A Minnesota woman finished third in a frozen fat-tire endurance race — despite pausing to breast feed at each stop.

New York considers letting bicyclists join pedestrians in getting a head start over motor vehicles at some key intersections.

Uber is taking over Gotham’s bike messenger business, accused of undercutting traditional courier services by not paying worker’s comp for its riders.

Opponents to a proposed DC bike lane say it’s an attempt to run black churches out of town, and tell bike riders to take their “pastime” to a park.

The Daily Mail reports BMX legend Dave Mirra was making plans for the future before he took his own life; the mayor of his North Carolina hometown suggests multiple brain injuries may have led to his depression.

 

International

A newly minted Newfoundland roadie discovers the joy of winter fat bike riding.

Bike Radar talks with the developer of the Laserlight that projects an image of a bicycle on the pavement in front of your bike.

Nice piece from a former London bike courier, who appreciates the boom in bicycling but misses having the streets to herself.

Evidently, British royalty-in-law Pippa Middleton is one hell of a cyclist if she can complete a 54-mile bike ride “in a matter of minutes.”

A Brit writer relives his childhood by teaching his six-year old son to ride a bike, with both calling it the best day of their lives.

No, really. A Pakistani paper says keep riding because it makes your skin glow. So does riding through a nuclear plant.

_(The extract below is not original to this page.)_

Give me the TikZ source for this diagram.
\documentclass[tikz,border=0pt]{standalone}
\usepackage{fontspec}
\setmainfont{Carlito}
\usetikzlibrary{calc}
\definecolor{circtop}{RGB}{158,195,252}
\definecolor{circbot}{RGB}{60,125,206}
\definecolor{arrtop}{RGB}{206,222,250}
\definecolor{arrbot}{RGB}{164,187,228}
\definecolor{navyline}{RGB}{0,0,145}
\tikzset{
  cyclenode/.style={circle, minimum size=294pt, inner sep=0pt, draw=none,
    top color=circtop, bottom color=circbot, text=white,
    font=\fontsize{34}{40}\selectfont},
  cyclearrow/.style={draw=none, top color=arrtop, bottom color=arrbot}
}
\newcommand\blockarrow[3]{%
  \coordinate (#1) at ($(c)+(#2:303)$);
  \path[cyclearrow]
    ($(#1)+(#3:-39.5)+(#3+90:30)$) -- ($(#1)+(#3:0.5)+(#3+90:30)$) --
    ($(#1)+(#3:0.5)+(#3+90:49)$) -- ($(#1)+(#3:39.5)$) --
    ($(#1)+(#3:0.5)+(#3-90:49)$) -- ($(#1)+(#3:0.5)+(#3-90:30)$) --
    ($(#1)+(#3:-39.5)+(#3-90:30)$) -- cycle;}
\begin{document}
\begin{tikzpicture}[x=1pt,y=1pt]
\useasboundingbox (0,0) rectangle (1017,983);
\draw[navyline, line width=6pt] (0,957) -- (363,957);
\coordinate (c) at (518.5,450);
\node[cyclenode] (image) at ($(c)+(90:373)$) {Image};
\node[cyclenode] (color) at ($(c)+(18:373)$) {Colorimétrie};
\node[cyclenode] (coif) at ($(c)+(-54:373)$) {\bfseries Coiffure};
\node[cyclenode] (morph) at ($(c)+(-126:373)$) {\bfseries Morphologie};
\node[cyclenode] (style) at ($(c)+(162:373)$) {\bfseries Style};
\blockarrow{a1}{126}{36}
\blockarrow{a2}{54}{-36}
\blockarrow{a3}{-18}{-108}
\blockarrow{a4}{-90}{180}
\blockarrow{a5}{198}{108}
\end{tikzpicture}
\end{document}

Aussie merchants lament the effects construction of a new protected bikeway on their business, as well as the switch from diagonal to parallel parking.

 

Finally…

If you’re planning to steal a quarter ton of beef, always send a kid on a bike to scope it out first. When you’re riding with dope and a stolen Miley Cyrus sex doll in your backpack, remember to ride with traffic.

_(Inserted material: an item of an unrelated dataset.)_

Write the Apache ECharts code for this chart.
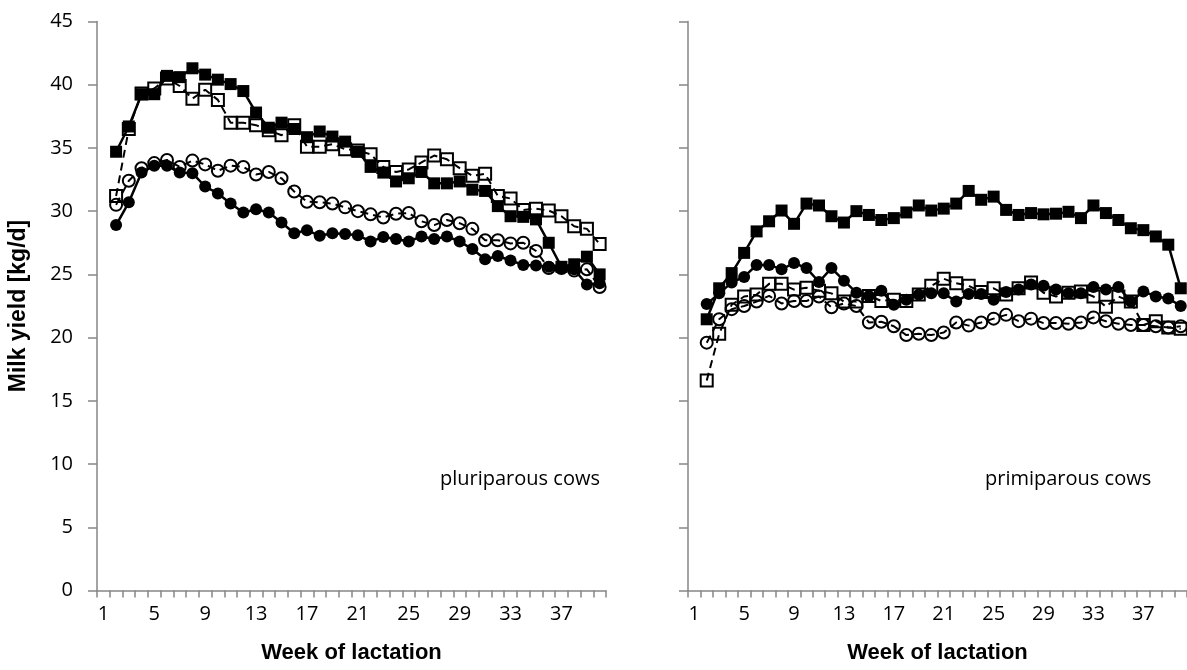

And evidently, things get boring when you’re driving a cab.

 

6 comments

  1. LAbikedad says:

    I agree with you on most things, but not bike bells. My anecdotal experience is at least 1/2 the time when you say, “on your left,” the person moves left. Also, in order to be heard, no matter how nicely you say it, it often startles people when a voice suddenly appears behind them. I find a bell is something you can start lightly ringing while still at a distance making them aware of your presence then politely adding an “excuse me” or “thanks” as you carefully pass by. Lastly, in all things cycling, when in doubt always ask yourself what would the Dutch do? They require bells on all bikes for a reason :).

    • Charles says:

      Concur…and in most cases, the bell or verbal warning alerts you to the presence of the cyclist. Your best course of action is to “hold you line” and keep walking in the same direction you were. Trying to anticipate where the cyclist is and where you need to be is just going to increase the chances of a conflict and make you unpredictiable. This is especially the case where you are walking in such a fashion such that passing on your left is not practical.

      • bikinginla says:

        I realize that other people have other perceptions and experiences. If a bell works for you, use it. My personal experience is that I have had good results using my voice; I can count on one hand the few bad experiences spread out over decades of riding. On the other hand, I have seen countless people startled by bells used by other riders, or step into the path of a rider attempting to get around them.

        It’s simply human nature to move in response to any warning from behind. By telling them what I’m going to do, I can almost always counter act that. And in this particular case, remaining where we were was not an option; we had to move one way or the other in order to make room for him to pass.

        I’m not telling anyone not to use bike bells. If they work for you, by all means, use them.

        • Ralph says:

          i’m using a bell now. I can’t pronounce “Zu deiner Linken” undertandibly here, or “Halten Sie Ihre Linie”

          I do agree hat a bell is a good warning but the cyclist needs to slow down as well as ring the bell early enough.